TASK TO COMPLETE
Retype the opening lines of the listing below, ending with the line that contains "([xshift=2.4pt]boxA.south) -- (endA);", and leave out any pictures.

DATASET CONTENT
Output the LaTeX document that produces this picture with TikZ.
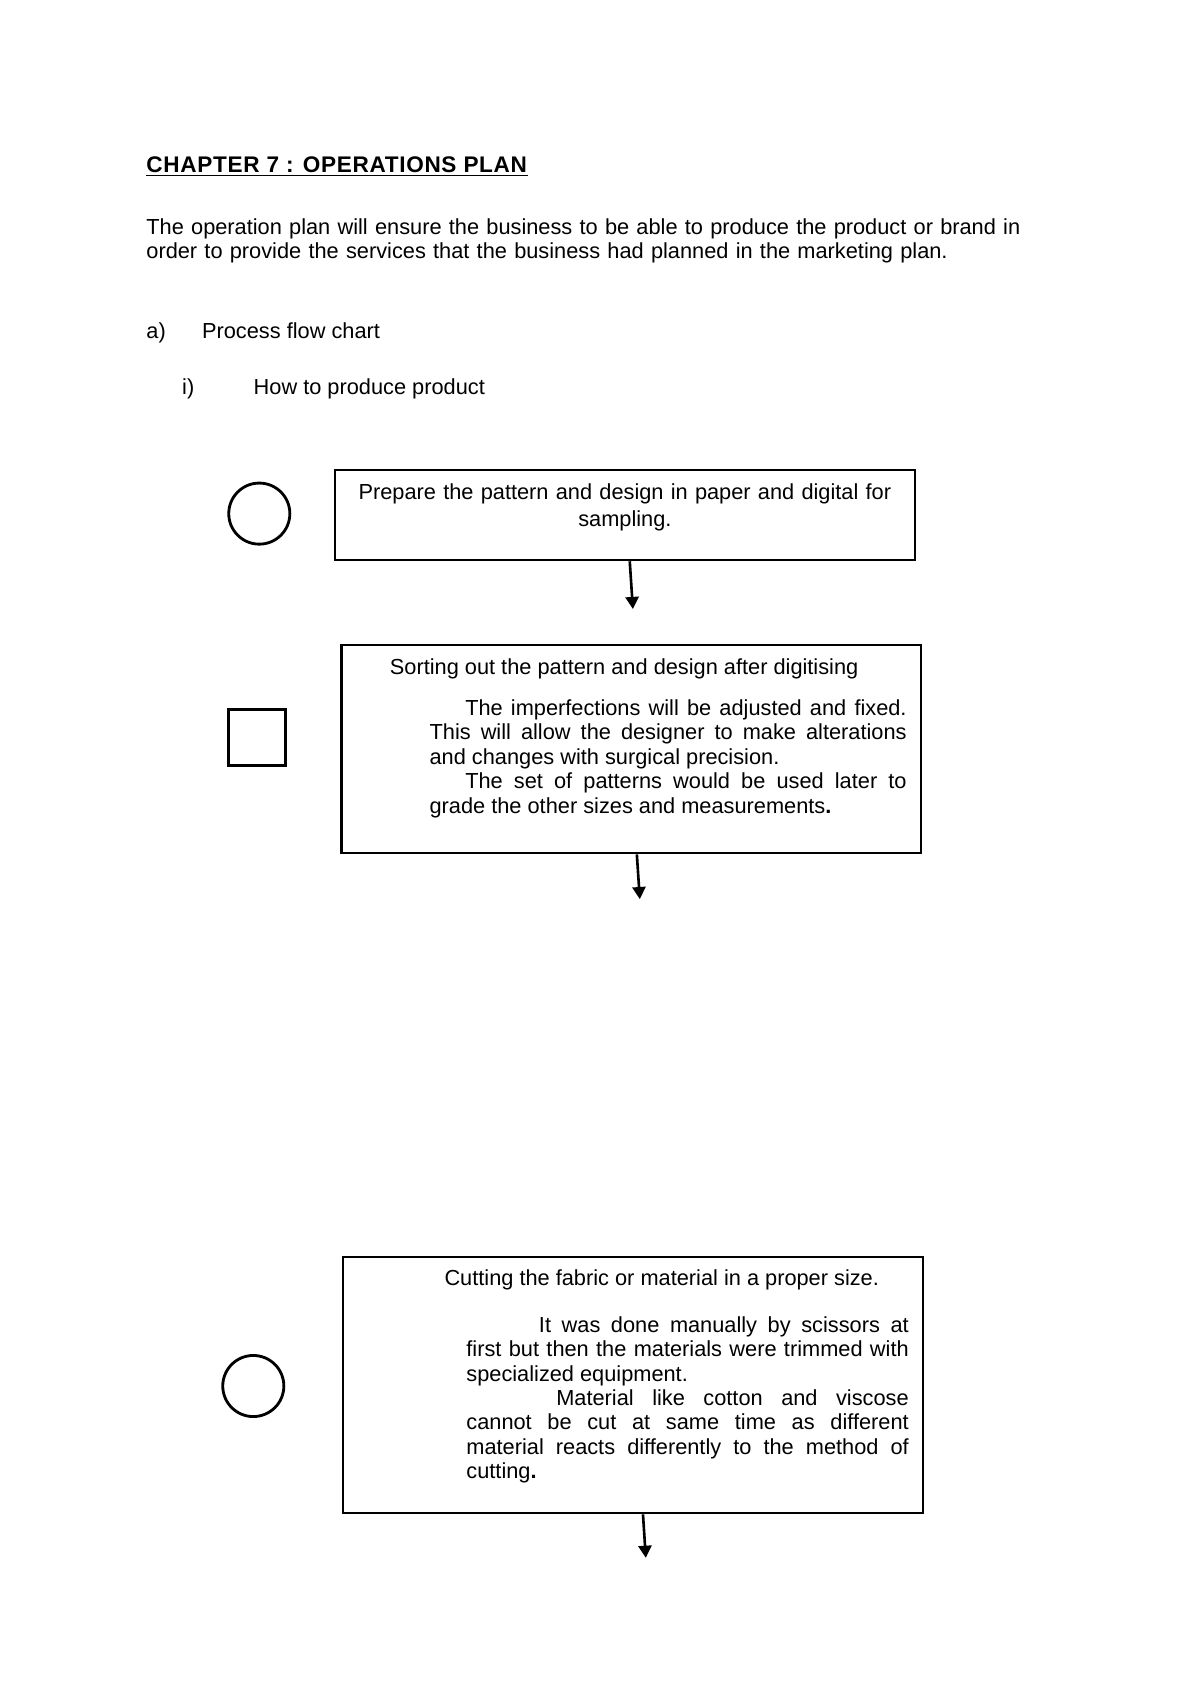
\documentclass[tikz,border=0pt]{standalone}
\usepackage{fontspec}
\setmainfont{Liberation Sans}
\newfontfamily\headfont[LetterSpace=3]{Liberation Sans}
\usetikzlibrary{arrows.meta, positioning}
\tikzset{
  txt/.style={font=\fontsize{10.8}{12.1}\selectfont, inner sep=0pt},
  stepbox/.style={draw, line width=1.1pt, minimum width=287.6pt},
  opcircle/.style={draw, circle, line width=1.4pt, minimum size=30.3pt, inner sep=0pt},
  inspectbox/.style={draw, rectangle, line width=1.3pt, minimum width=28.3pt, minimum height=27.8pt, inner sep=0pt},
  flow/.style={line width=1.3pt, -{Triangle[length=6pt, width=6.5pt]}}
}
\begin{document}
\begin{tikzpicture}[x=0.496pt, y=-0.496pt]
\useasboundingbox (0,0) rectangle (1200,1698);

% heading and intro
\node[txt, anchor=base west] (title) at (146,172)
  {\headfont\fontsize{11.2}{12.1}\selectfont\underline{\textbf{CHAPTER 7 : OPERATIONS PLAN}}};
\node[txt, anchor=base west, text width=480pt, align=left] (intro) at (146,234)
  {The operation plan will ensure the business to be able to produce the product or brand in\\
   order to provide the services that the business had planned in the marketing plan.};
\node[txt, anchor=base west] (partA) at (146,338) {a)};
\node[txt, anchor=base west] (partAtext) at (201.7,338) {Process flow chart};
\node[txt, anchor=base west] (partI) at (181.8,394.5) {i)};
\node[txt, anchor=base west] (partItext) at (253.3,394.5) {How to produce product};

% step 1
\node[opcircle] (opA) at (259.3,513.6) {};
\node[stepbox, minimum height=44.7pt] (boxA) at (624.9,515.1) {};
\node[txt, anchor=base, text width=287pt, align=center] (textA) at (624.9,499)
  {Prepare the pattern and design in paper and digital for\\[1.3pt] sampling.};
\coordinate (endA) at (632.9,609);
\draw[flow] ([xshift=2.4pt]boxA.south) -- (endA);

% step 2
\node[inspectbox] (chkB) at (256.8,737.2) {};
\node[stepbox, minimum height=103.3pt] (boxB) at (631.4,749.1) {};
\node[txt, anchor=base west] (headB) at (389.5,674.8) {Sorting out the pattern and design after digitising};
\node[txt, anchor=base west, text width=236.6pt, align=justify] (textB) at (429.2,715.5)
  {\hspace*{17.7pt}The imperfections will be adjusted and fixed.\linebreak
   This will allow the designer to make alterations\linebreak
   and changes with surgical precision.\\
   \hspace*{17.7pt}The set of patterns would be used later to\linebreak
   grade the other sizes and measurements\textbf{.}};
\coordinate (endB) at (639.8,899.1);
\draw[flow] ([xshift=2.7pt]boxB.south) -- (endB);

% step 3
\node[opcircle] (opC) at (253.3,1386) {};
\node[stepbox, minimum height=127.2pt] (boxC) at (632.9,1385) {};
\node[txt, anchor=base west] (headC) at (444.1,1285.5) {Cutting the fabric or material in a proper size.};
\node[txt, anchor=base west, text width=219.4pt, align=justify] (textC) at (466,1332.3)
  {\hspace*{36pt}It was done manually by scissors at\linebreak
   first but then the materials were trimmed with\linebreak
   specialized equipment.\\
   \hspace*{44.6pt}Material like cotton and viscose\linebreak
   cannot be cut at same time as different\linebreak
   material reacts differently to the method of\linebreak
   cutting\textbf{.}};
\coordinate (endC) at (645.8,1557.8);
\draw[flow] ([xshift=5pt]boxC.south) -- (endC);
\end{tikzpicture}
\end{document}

OUTPUT FOR THIS EXERCISE
Output the LaTeX document that produces this picture with TikZ.
\documentclass[tikz,border=0pt]{standalone}
\usepackage{fontspec}
\setmainfont{Liberation Sans}
\newfontfamily\headfont[LetterSpace=3]{Liberation Sans}
\usetikzlibrary{arrows.meta, positioning}
\tikzset{
  txt/.style={font=\fontsize{10.8}{12.1}\selectfont, inner sep=0pt},
  stepbox/.style={draw, line width=1.1pt, minimum width=287.6pt},
  opcircle/.style={draw, circle, line width=1.4pt, minimum size=30.3pt, inner sep=0pt},
  inspectbox/.style={draw, rectangle, line width=1.3pt, minimum width=28.3pt, minimum height=27.8pt, inner sep=0pt},
  flow/.style={line width=1.3pt, -{Triangle[length=6pt, width=6.5pt]}}
}
\begin{document}
\begin{tikzpicture}[x=0.496pt, y=-0.496pt]
\useasboundingbox (0,0) rectangle (1200,1698);

% heading and intro
\node[txt, anchor=base west] (title) at (146,172)
  {\headfont\fontsize{11.2}{12.1}\selectfont\underline{\textbf{CHAPTER 7 : OPERATIONS PLAN}}};
\node[txt, anchor=base west, text width=480pt, align=left] (intro) at (146,234)
  {The operation plan will ensure the business to be able to produce the product or brand in\\
   order to provide the services that the business had planned in the marketing plan.};
\node[txt, anchor=base west] (partA) at (146,338) {a)};
\node[txt, anchor=base west] (partAtext) at (201.7,338) {Process flow chart};
\node[txt, anchor=base west] (partI) at (181.8,394.5) {i)};
\node[txt, anchor=base west] (partItext) at (253.3,394.5) {How to produce product};

% step 1
\node[opcircle] (opA) at (259.3,513.6) {};
\node[stepbox, minimum height=44.7pt] (boxA) at (624.9,515.1) {};
\node[txt, anchor=base, text width=287pt, align=center] (textA) at (624.9,499)
  {Prepare the pattern and design in paper and digital for\\[1.3pt] sampling.};
\coordinate (endA) at (632.9,609);
\draw[flow] ([xshift=2.4pt]boxA.south) -- (endA);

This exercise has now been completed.